Cícero tem evitado acionar o retrovisor por uma questão de estilo: na campanha eleitoral propriamente dita, não se valeu dele para produzir ataques a quem quer que seja. Discutiu propostas para o seu terceiro mandato e procurou exaurir o confronto sobre os complexos problemas da situação pós-pandemia, no bojo de uma crise econômica que afastou investidores, paralisou atividades, fechou postos de trabalho e agravou o desemprego em proporções estratosféricas. Quem quer que fosse eleito para administrar a Capital na conjuntura à vista tinha consciência de que iria encontrar uma cidade quase arrasada no contexto geral devido à inação em obras pontuais e à terra arrasada provocada pelos efeitos malignos da Covid-19 na vida da população. Ninguém pode se queixar de desconhecimento ou de ignorância a respeito dos encargos que lhe estavam reservados em caso de coroação pelo eleitorado nas urnas.

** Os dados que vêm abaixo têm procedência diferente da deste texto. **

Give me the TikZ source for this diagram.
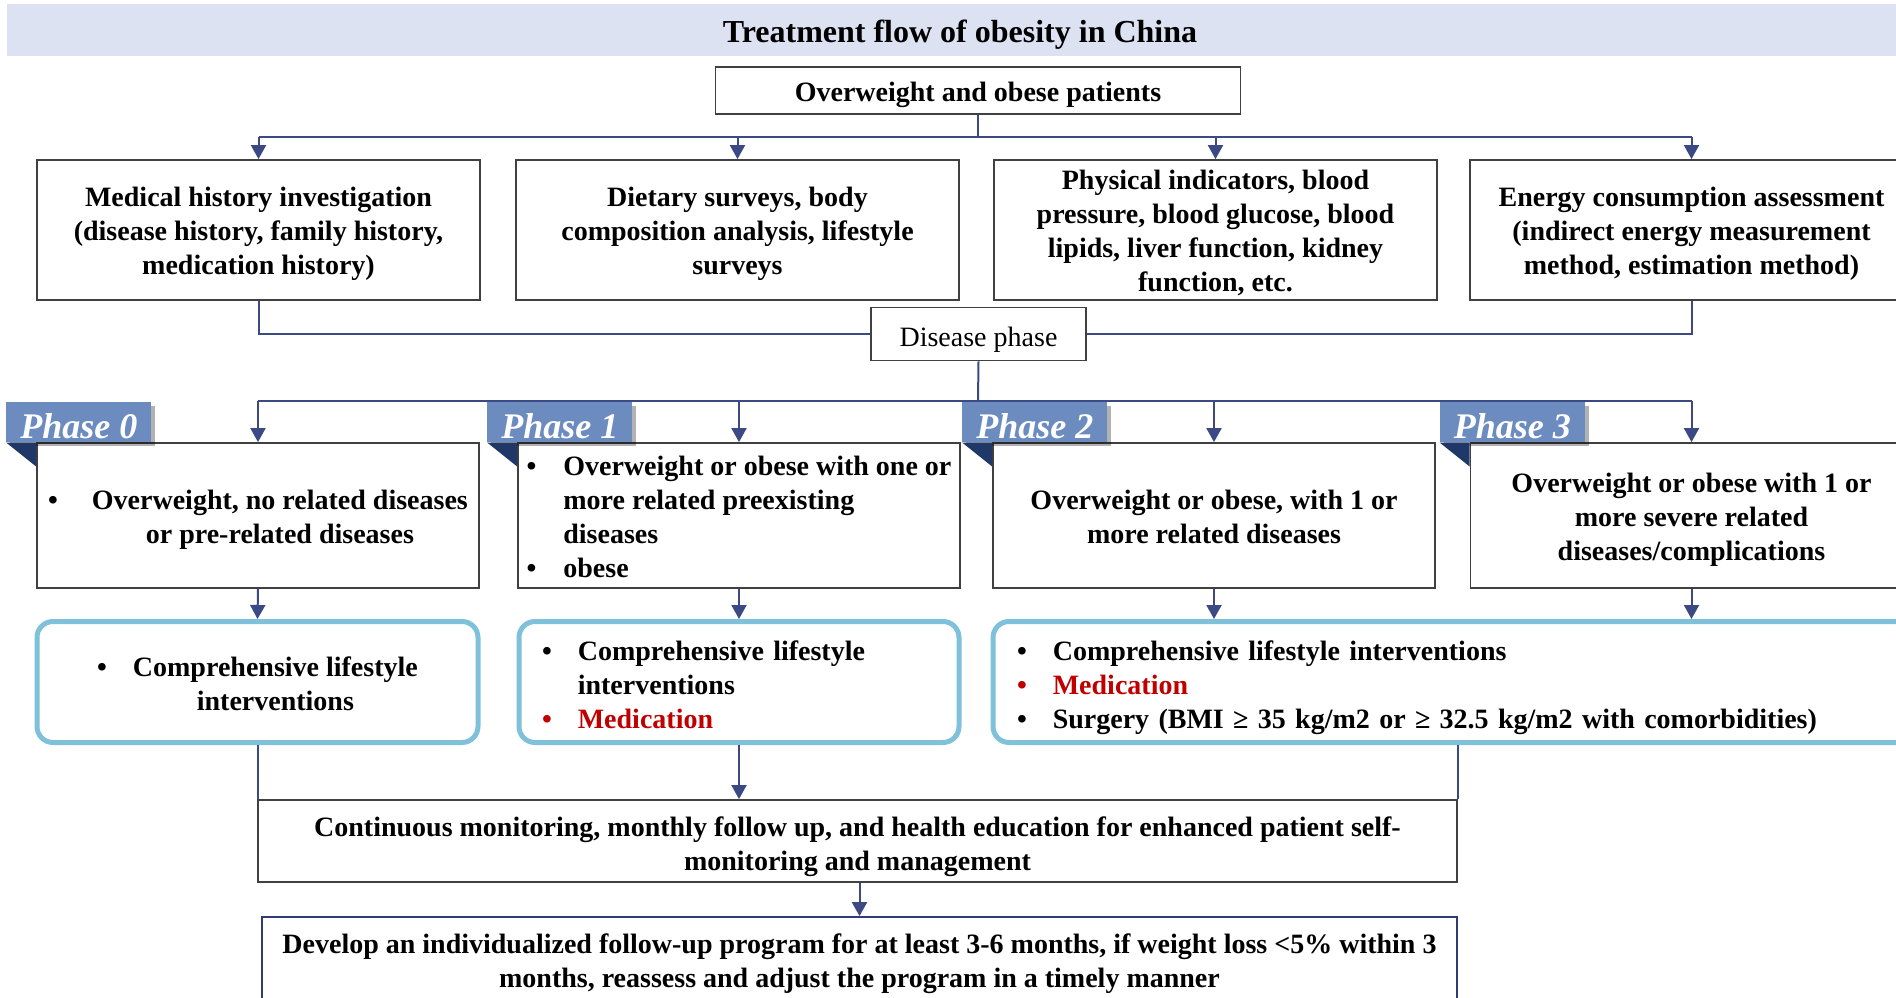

A aposta de Lucena, a par de iniciativas que já tinha encaminhado desde que foi anunciado como eleito no segundo turno, continua sendo na parceria com o governo do Estado, que tende a se estreitar maciçamente, graças à coligação firmada entre ele e o governador João Azevêdo (Cidadania) no pleito que registrou número recorde de candidaturas. Ainda ontem, estava agendada uma visita do próprio governador João Azevêdo à sede da prefeitura municipal da Capital para concertação de novas estratégias conjuntas, não somente de enfrentamento à pandemia do novo coronavírus, mas no que diz respeito à execução de obras e a investimentos que precisam ser direcionados com urgência urgentíssima para conciliar a solução da crise econômica, que é grave, com a luta para manter sob controle a proliferação da Covid na Capital do Estado.
Há condições objetivas extremamente favoráveis para um deslanche de ações administrativas dentro de João Pessoa como nunca se viu nos últimos dez anos, em que faltou entrosamento entre governo do Estado e prefeitura municipal. Por outro lado, a experiência confere ao prefeito Cícero Lucena destreza para encontrar as soluções apropriadas para problemas que atormentam a vida da população. Parece indiscutível a existência de vontade política entre governantes nesta fase excepcionalmente dramática que a Paraíba vive. No dizer do ex-governador Tarcísio Burity, um dos administradores mais marcantes do Estado, havendo vontade política, mais de meio caminho terá sido andado, com certeza, para a consecução de metas que “pareciam impossíveis, até serem feitas”, como acentuava o ministro José Américo de Almeida. Então, mãos à obra, pé na tábua e transparência em tempo integral.